◆ **WHAT NEEDS TO BE DONE**:
Count the lines below that contain the word "chart", and give only that number.

────────────────────

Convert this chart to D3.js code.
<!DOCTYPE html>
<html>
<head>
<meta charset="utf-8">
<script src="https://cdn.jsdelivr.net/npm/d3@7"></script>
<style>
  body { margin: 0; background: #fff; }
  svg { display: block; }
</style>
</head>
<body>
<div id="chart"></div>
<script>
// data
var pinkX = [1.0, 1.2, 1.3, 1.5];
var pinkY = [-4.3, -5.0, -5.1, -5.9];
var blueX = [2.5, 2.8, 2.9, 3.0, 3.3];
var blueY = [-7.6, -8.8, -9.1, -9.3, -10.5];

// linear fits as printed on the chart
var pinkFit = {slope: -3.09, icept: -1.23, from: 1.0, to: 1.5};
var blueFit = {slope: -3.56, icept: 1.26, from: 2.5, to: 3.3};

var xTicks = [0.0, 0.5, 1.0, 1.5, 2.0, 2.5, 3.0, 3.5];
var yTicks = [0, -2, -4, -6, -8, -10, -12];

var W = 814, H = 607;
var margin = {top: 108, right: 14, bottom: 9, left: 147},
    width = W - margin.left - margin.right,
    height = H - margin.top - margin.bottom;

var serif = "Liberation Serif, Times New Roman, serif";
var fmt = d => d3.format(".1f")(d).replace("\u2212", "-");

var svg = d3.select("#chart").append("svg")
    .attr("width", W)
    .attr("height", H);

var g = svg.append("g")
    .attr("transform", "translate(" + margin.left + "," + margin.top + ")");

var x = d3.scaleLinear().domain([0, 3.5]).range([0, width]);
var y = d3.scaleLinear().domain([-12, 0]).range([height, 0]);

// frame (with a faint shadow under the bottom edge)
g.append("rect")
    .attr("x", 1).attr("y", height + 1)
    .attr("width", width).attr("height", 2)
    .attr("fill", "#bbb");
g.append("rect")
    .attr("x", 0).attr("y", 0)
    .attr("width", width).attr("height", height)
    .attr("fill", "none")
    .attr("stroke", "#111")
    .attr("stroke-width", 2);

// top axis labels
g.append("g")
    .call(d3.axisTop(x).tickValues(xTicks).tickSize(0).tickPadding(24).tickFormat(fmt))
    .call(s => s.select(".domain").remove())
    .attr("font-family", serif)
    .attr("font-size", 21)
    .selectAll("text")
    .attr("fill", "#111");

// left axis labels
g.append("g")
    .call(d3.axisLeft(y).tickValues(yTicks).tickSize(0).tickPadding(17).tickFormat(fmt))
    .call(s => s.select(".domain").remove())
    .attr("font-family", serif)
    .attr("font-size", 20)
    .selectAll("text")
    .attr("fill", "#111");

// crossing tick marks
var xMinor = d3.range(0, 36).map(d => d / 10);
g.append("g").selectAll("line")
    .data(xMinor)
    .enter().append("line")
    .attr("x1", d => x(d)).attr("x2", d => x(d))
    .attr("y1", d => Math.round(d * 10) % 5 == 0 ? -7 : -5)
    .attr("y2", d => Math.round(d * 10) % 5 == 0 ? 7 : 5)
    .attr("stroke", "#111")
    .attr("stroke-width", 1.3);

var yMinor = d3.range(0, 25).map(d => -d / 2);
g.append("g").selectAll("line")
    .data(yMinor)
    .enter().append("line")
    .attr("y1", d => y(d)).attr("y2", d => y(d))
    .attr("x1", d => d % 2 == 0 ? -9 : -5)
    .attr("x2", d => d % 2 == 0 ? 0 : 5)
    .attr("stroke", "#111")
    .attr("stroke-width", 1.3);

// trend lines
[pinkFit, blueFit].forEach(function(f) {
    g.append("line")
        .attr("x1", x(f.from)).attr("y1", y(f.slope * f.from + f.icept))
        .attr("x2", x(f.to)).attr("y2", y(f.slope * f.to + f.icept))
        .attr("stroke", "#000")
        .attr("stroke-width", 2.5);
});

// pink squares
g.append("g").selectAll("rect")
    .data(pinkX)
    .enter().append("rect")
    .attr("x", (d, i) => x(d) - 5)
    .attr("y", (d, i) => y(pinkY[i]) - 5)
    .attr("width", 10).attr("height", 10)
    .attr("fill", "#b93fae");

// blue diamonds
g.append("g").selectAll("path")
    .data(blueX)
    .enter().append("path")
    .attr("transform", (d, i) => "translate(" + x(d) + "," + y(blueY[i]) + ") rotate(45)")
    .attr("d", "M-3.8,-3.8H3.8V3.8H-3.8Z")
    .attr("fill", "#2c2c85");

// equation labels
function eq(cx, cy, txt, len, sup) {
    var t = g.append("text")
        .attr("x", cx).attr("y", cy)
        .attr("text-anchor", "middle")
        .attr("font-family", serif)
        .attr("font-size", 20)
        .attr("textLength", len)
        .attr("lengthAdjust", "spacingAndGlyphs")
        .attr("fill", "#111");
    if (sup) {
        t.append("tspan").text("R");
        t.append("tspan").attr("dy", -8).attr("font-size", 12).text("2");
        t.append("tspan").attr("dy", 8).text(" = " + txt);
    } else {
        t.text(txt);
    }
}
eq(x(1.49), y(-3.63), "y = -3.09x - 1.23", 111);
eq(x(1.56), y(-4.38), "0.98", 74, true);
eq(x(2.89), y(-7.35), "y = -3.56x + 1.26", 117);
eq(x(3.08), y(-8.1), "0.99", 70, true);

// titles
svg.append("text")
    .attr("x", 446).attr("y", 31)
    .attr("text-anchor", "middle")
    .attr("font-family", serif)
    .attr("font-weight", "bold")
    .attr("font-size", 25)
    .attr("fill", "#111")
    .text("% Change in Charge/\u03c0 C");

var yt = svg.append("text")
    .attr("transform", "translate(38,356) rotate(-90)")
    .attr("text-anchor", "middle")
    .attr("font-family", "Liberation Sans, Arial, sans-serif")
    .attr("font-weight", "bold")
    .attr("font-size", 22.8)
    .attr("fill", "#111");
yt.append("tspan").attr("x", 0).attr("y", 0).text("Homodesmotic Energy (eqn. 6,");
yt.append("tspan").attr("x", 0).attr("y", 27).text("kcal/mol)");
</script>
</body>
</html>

────────────────────

◆ **OUTPUT FOR THIS EXERCISE**:
4